By Danielle Abdon
In this blog post, I would like talk about a topic we have been discussing at the DSC recently—and that has come up in relationship to one of my past projects as well. During the summer of 2014, I was a graduate research assistant at the DSC, and the goal of my summer project was to show the urban development of Piazza San Marco in Venice through time. At the time, I blogged on this project and the models that inspired me when creating these reconstructions.
In summary, my project focused on the digital reconstruction of Piazza San Marco and its surrounding buildings from the ninth until the nineteenth century. In order to do that, I used published diagrams (Vio 1994) illustrating the urban development of the space through time, and from those I created 3D models on SketchUp. Below you can see an example showing the space in the ninth century from two different views.
Figure 1. Digital Reconstruction of Piazza San Marco in the ninth century.
Model created by Danielle Abdon Guimaraes©
My interest in the urban development of this space stems from my research on the Ospedale di San Marco, a shelter for pilgrims built in the tenth. In my senior thesis, I researched Dogaressa Alucia da Prata Zen’s involvement with the thirteenth-century expansion of the institution. Since the hospital was destroyed in the sixteenth century when the Piazza was completely remodeled, these digital models helped me understand how the space and the relationship between buildings changed through time.
Figure 2. Gentile Bellini, Procession in Piazza San Marco, 1496.

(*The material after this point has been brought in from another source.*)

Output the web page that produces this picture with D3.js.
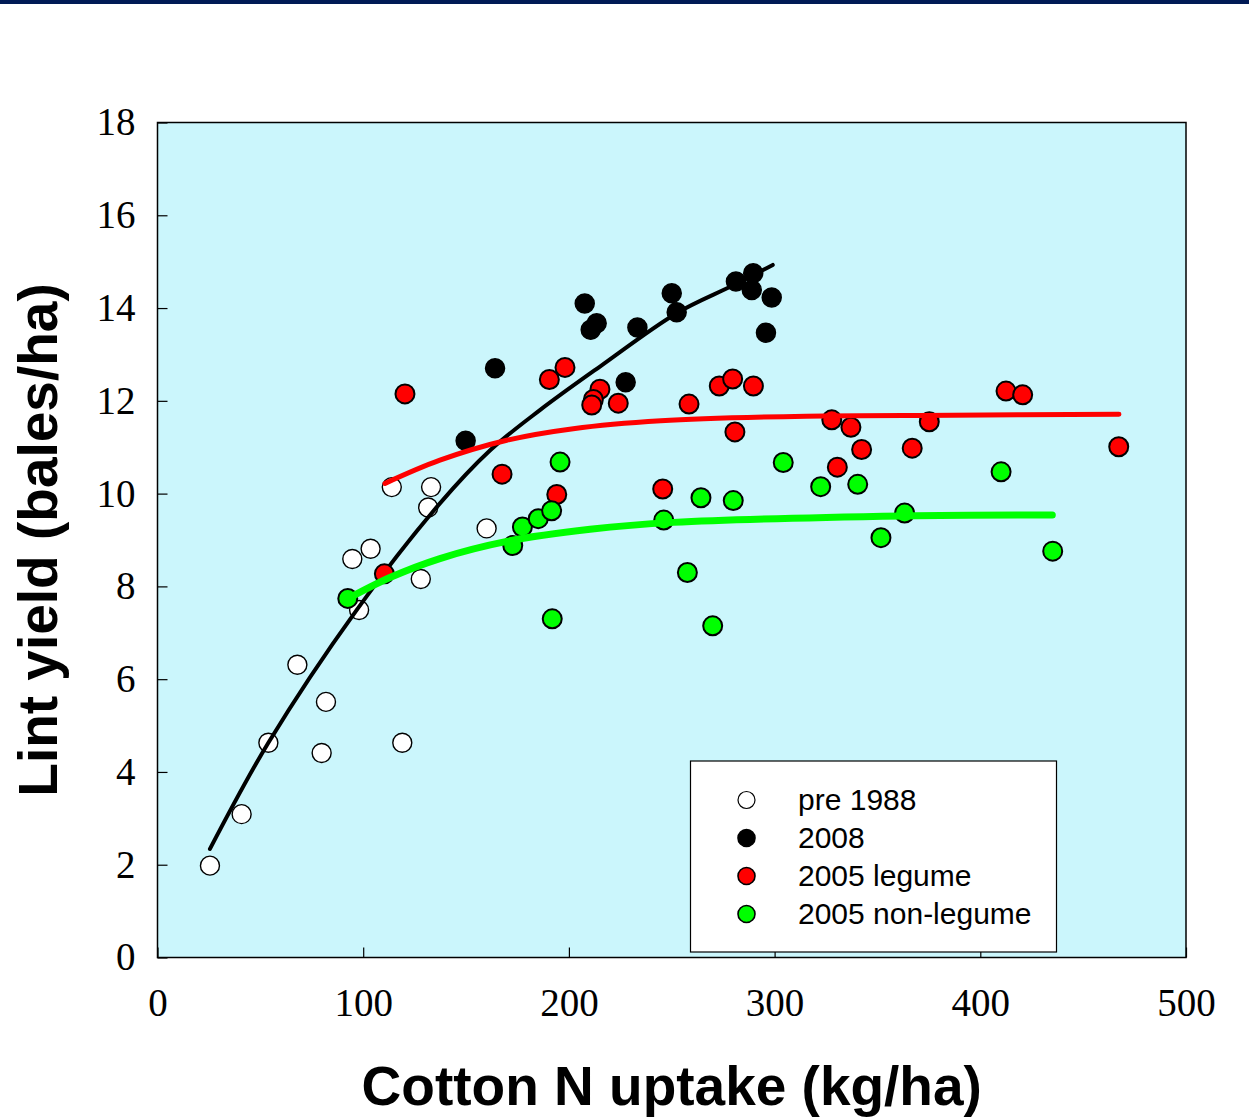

Red arrow indicates the facade of the Ospedale di San Marco
Because my focus was on the space, and not on architectural details or the interior of buildings, I opted for a simple design in my final models, with the buildings appearing as gray blocks. I made that decision because I did not have enough information about the buildings to create extremely accurate visual representations, and also because that would have significantly increased the time I spent on each reconstruction. Most important, a more sophisticated model would not have changed how we perceive the urban development of the space from these reconstructions. While I based this approach on my objectives and research questions, people frequently question some of these decisions, such as the simplicity of the models, the lack of architectural details, texture, etc.
These are valid questions, and they point to larger issues associated with digital reconstructions. There is a great variety of projects available that involve 3D models of historical buildings, but the level of detail and sophistication between them vary significantly. These variations generate interesting points for discussion. First, in most reconstructions, decisions have to be made about data that we do not have, such as lack of information about architectural details or precise measurements of buildings. While it might not look great, sometimes lack of detail in a reconstruction means higher historical accuracy. Another issue can be the level of visual sophistication of 3D models. For example, there will always be a difference in the time and financial investment that a one-person project receives in comparison to an institutional one, and that will most certainly be reflected in the appearance of the final project.
Lately, Kaelin Jewell, fellow art history PhD student and research assistant at the DSC, and I have been discussing these issues, primarily concentrating on users’ experience of digital reconstructions considering these choices. To what extent should digital humanists working with 3D reconstructions worry about the appearance of their final projects? How far can we ‘push’ the limited information we have on historical buildings? Although I do not have answers to these questions, it is helpful to think about them not only when creating 3D historical models, but also when looking at projects that involve them.
Reference: Ettore Vio. “Le trasformazioni urbane dell’area Marciana.” In Le Procuratie Vecchie in Piazza San Marco, 59-110. Rome: Editalia, 1994.